Yes, I was down for the whole duration, returning home just before the New Year. You might have remembered myself and of course others manning Raynet Control; along with other jobs - battery replacement on the cross-band kit, and setting up new crossbanders as the search broadened SE-wards towards the English Bordered & Kielder.

I was also assigned to work with the Boeing Investigation Team. And the clip shown on the BBC interviewing the Ayrshire Raynet Operator about us knowing about a potential ‘bombing’ and ‘coding’ the message is possibly a bit of wishful thinking on his part. That’s not what occurred.

Interestingly, I’ve been asked to give a talk at the East Kilbride University of the Third Age (U3A) next year (probably about Sept - busy throughout the rest of the year). Margaret who is a personal friend and their Programme Organiser ‘kinda’ twisted my arm - hi! I think this was as a consequence of the BBC Docu/Drama about Lockerbie and the Netflix film. I took a series of slides.

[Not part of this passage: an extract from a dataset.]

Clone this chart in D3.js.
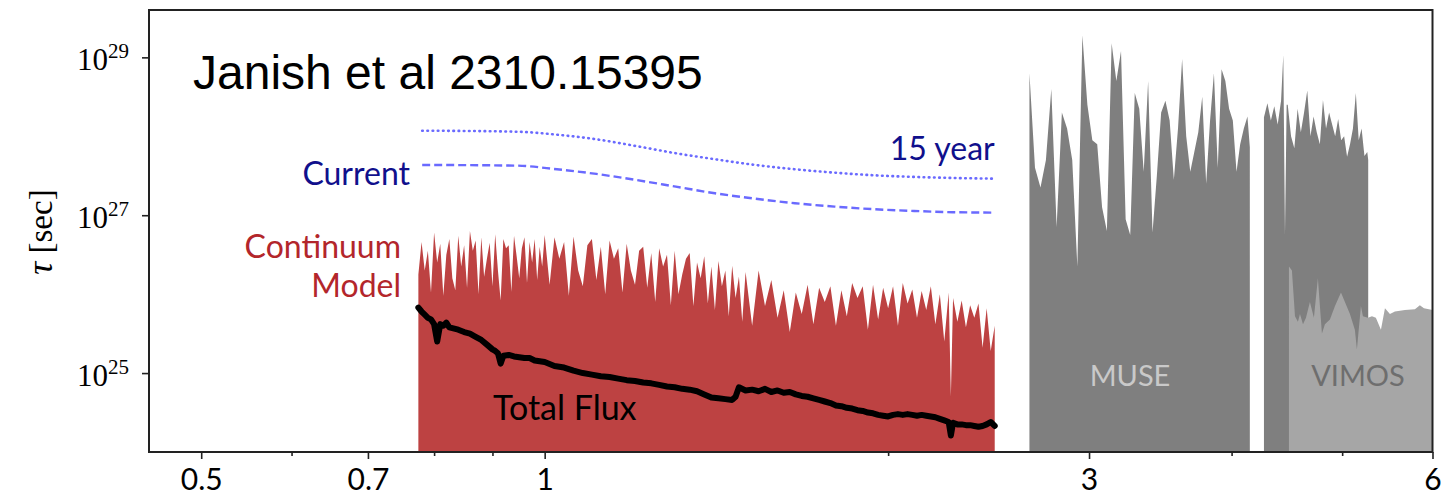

I know that this maybe a bit ‘ghoulish’ to some but no gruesome shots; just to record what was actually happening.

On the Motorola front. By this time I’d left the big ‘M’ and was working for Marconi Instruments. They wonder where the ‘h**l’ I had disappeared to when I eventually got a message to them via Anne (xyl GM4UXX) and our Raynet crossband repeater (installed in the early hours of Thursday morning (22nd) - Green Lowther - not quite on GM/SS-056 - between it and the CCA Site) linking Lockerbie to Glasgow. As you mentioned Gavin both the PSTN and the primitive Cell Network couldn’t cope with the traffic.

What a time, harrowing but amazed at how we and all the different services and organisations pulled together in such a tragic scene. I don’t think one would ever experience anything like this unless possibly in a war scenario?